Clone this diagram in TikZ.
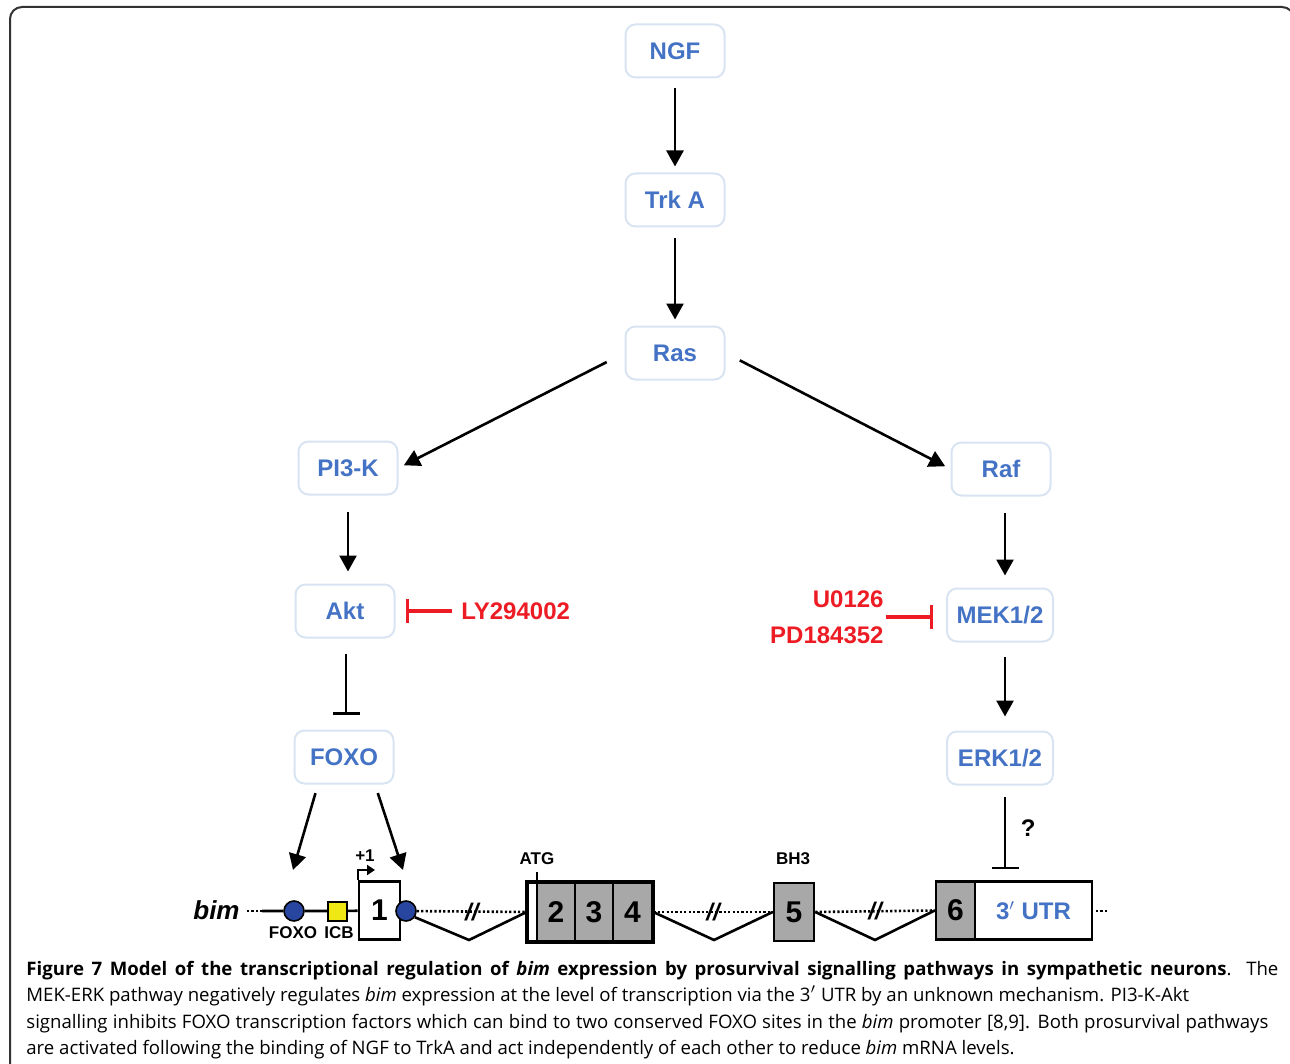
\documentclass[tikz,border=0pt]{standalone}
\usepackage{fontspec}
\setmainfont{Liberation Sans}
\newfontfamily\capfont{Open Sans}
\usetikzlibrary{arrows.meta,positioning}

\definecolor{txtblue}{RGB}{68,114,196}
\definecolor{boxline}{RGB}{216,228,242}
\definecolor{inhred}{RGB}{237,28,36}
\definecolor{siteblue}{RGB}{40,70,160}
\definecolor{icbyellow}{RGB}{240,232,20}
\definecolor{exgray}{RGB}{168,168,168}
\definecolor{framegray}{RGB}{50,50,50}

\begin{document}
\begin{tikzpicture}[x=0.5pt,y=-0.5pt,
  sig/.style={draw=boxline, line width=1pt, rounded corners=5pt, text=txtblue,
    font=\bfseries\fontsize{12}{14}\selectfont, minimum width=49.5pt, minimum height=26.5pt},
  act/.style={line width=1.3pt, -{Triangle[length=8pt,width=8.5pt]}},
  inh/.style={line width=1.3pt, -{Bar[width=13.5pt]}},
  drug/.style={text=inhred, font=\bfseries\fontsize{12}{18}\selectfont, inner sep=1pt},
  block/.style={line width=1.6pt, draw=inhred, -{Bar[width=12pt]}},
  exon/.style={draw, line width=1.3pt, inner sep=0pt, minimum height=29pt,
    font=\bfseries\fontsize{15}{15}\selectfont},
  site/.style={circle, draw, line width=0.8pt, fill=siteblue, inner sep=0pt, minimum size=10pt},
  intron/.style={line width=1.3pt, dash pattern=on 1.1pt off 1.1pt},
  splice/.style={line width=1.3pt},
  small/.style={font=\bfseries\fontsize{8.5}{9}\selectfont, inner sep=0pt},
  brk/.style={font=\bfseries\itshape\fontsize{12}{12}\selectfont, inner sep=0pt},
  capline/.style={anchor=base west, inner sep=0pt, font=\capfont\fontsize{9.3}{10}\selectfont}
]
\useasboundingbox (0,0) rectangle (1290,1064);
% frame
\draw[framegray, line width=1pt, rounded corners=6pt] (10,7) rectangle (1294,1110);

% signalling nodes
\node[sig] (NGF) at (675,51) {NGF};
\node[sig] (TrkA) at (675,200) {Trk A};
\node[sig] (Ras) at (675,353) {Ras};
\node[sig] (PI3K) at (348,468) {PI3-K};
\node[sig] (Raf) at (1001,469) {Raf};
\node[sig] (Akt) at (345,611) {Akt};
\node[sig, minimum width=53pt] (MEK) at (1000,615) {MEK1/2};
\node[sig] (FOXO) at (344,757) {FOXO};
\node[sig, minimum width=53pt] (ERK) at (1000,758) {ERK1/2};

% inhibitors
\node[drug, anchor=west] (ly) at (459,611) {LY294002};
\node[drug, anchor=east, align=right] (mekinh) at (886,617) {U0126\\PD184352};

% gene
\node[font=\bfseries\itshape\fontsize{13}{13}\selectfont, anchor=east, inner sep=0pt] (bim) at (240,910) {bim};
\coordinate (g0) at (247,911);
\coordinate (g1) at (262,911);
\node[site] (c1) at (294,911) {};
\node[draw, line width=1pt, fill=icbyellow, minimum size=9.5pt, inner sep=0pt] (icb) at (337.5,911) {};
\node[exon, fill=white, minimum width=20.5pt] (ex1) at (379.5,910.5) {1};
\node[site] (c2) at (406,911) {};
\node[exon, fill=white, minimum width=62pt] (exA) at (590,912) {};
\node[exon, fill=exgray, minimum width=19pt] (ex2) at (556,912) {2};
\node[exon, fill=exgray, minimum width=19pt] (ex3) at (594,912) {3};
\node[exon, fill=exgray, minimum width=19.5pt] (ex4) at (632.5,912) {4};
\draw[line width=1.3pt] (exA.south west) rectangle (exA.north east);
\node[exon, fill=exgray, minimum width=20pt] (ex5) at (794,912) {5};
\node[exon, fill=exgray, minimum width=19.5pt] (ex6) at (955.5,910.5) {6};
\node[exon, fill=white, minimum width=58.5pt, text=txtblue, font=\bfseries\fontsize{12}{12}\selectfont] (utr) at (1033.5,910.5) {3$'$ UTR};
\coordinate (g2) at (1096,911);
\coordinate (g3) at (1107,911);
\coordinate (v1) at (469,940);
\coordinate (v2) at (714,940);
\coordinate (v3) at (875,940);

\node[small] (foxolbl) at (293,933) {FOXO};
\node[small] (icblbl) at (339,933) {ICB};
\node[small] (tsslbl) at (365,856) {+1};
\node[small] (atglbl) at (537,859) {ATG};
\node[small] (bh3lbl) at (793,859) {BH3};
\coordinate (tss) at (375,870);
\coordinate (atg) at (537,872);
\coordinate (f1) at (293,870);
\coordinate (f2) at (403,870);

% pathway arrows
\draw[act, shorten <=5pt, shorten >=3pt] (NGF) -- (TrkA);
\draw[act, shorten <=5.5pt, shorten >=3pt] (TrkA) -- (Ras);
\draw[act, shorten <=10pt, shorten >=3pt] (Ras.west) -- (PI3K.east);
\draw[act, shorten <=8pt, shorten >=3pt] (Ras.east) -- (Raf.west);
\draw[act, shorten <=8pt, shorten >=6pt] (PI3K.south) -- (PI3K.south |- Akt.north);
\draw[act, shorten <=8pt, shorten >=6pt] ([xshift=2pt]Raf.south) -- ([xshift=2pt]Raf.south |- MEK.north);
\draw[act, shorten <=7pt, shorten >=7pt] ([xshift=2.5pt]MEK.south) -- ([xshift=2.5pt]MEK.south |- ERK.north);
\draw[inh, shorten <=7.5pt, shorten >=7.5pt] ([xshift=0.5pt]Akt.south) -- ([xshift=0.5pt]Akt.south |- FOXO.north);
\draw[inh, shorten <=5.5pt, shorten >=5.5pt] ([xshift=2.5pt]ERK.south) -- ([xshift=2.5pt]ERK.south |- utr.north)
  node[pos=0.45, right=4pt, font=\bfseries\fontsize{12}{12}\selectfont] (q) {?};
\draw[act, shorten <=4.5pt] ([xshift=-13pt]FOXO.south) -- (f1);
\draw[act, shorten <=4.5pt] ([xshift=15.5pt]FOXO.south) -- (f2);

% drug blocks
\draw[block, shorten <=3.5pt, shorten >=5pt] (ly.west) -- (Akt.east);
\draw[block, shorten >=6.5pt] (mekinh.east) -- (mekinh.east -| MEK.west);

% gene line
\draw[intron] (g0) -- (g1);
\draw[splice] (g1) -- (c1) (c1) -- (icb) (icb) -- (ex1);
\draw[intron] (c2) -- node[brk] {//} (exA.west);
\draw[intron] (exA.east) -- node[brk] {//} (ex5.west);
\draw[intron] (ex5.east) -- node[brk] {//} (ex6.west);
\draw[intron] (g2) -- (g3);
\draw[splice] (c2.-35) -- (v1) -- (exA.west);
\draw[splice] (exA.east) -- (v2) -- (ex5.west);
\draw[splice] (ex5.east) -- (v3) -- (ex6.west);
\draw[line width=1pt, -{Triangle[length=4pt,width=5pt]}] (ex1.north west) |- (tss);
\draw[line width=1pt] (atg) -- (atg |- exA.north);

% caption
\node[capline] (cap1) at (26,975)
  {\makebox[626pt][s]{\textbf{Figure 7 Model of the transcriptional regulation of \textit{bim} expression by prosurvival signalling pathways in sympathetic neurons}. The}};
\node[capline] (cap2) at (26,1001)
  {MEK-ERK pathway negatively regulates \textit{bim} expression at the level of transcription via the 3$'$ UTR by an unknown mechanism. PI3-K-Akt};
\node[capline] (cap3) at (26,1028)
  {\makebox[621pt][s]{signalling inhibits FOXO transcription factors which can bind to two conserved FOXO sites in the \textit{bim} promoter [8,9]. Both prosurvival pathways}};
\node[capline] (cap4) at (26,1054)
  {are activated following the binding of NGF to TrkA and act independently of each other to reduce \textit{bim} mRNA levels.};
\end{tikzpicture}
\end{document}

☆ ☆ ☆ ☆

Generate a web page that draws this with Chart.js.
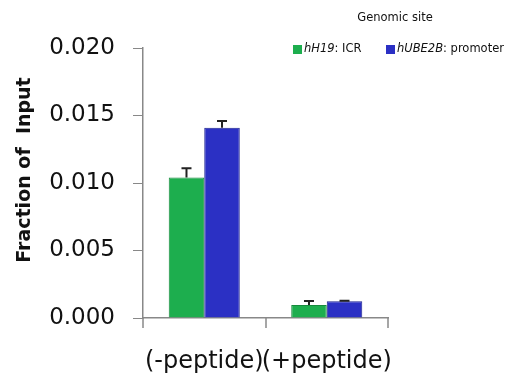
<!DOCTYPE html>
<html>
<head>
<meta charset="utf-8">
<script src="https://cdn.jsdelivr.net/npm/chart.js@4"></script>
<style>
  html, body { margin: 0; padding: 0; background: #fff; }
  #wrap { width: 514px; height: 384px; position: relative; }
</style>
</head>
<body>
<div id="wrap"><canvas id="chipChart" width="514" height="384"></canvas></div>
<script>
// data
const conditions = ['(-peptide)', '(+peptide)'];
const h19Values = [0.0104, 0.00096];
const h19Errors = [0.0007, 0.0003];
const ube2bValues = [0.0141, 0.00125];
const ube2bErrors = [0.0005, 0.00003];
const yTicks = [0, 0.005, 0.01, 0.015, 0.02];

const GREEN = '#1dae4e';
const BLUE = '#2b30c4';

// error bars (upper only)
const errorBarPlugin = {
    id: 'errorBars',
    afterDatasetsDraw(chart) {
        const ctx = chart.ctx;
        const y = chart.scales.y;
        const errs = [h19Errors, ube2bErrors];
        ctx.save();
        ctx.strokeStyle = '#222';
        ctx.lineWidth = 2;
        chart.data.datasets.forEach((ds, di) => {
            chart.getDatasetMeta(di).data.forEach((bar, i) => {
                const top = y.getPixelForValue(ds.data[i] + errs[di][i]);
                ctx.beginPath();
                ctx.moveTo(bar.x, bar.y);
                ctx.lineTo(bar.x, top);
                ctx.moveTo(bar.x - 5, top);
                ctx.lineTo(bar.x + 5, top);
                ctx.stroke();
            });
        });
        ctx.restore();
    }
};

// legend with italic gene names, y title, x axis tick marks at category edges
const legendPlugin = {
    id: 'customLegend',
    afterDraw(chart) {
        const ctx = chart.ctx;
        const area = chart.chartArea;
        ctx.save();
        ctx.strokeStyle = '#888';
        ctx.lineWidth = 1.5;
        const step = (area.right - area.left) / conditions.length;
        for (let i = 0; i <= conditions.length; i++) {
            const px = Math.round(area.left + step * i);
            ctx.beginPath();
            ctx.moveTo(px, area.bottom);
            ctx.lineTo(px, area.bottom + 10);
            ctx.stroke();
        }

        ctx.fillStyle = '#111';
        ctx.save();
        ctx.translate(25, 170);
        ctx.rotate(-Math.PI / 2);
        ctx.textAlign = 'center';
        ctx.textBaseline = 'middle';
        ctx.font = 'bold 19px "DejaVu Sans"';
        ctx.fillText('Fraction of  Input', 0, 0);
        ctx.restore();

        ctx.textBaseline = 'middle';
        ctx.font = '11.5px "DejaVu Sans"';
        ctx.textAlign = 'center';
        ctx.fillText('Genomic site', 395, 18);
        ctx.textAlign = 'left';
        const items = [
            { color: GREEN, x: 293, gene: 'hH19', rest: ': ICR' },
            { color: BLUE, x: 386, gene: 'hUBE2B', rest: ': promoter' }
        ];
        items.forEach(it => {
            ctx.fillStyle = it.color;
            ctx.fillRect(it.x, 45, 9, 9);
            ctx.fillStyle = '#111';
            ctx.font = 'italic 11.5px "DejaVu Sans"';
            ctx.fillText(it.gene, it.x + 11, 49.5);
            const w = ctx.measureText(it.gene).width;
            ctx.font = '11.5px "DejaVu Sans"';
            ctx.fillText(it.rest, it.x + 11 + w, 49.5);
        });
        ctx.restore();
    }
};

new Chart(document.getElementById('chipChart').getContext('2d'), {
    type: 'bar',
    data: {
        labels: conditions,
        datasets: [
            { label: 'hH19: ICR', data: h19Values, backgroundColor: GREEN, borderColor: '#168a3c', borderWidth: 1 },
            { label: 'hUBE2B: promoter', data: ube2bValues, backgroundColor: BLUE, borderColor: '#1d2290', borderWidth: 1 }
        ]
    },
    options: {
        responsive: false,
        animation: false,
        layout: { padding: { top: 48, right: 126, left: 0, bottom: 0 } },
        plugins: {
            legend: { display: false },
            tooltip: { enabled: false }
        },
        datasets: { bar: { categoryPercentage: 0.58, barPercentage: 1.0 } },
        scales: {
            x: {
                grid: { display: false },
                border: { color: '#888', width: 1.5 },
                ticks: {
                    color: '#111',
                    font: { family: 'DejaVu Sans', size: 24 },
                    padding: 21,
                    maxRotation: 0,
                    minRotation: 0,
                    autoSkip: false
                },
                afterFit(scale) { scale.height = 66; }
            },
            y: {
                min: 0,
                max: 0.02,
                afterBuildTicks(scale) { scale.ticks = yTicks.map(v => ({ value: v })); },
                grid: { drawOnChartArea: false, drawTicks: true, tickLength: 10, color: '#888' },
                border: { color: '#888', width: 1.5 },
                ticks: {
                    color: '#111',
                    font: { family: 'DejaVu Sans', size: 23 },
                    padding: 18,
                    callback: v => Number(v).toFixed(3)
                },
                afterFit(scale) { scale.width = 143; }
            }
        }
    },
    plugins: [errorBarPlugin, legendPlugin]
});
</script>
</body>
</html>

☆ ☆ ☆ ☆

## Set exercise:
Pick out the part that begins with the line containing "Clone this diagram in TikZ." and finishes with the line containing "anchor=east, align=right] (mekinh)", both included. Restate it exactly, without images.

## Full solution:
Clone this diagram in TikZ.
\documentclass[tikz,border=0pt]{standalone}
\usepackage{fontspec}
\setmainfont{Liberation Sans}
\newfontfamily\capfont{Open Sans}
\usetikzlibrary{arrows.meta,positioning}

\definecolor{txtblue}{RGB}{68,114,196}
\definecolor{boxline}{RGB}{216,228,242}
\definecolor{inhred}{RGB}{237,28,36}
\definecolor{siteblue}{RGB}{40,70,160}
\definecolor{icbyellow}{RGB}{240,232,20}
\definecolor{exgray}{RGB}{168,168,168}
\definecolor{framegray}{RGB}{50,50,50}

\begin{document}
\begin{tikzpicture}[x=0.5pt,y=-0.5pt,
  sig/.style={draw=boxline, line width=1pt, rounded corners=5pt, text=txtblue,
    font=\bfseries\fontsize{12}{14}\selectfont, minimum width=49.5pt, minimum height=26.5pt},
  act/.style={line width=1.3pt, -{Triangle[length=8pt,width=8.5pt]}},
  inh/.style={line width=1.3pt, -{Bar[width=13.5pt]}},
  drug/.style={text=inhred, font=\bfseries\fontsize{12}{18}\selectfont, inner sep=1pt},
  block/.style={line width=1.6pt, draw=inhred, -{Bar[width=12pt]}},
  exon/.style={draw, line width=1.3pt, inner sep=0pt, minimum height=29pt,
    font=\bfseries\fontsize{15}{15}\selectfont},
  site/.style={circle, draw, line width=0.8pt, fill=siteblue, inner sep=0pt, minimum size=10pt},
  intron/.style={line width=1.3pt, dash pattern=on 1.1pt off 1.1pt},
  splice/.style={line width=1.3pt},
  small/.style={font=\bfseries\fontsize{8.5}{9}\selectfont, inner sep=0pt},
  brk/.style={font=\bfseries\itshape\fontsize{12}{12}\selectfont, inner sep=0pt},
  capline/.style={anchor=base west, inner sep=0pt, font=\capfont\fontsize{9.3}{10}\selectfont}
]
\useasboundingbox (0,0) rectangle (1290,1064);
% frame
\draw[framegray, line width=1pt, rounded corners=6pt] (10,7) rectangle (1294,1110);

% signalling nodes
\node[sig] (NGF) at (675,51) {NGF};
\node[sig] (TrkA) at (675,200) {Trk A};
\node[sig] (Ras) at (675,353) {Ras};
\node[sig] (PI3K) at (348,468) {PI3-K};
\node[sig] (Raf) at (1001,469) {Raf};
\node[sig] (Akt) at (345,611) {Akt};
\node[sig, minimum width=53pt] (MEK) at (1000,615) {MEK1/2};
\node[sig] (FOXO) at (344,757) {FOXO};
\node[sig, minimum width=53pt] (ERK) at (1000,758) {ERK1/2};

% inhibitors
\node[drug, anchor=west] (ly) at (459,611) {LY294002};
\node[drug, anchor=east, align=right] (mekinh) at (886,617) {U0126\\PD184352};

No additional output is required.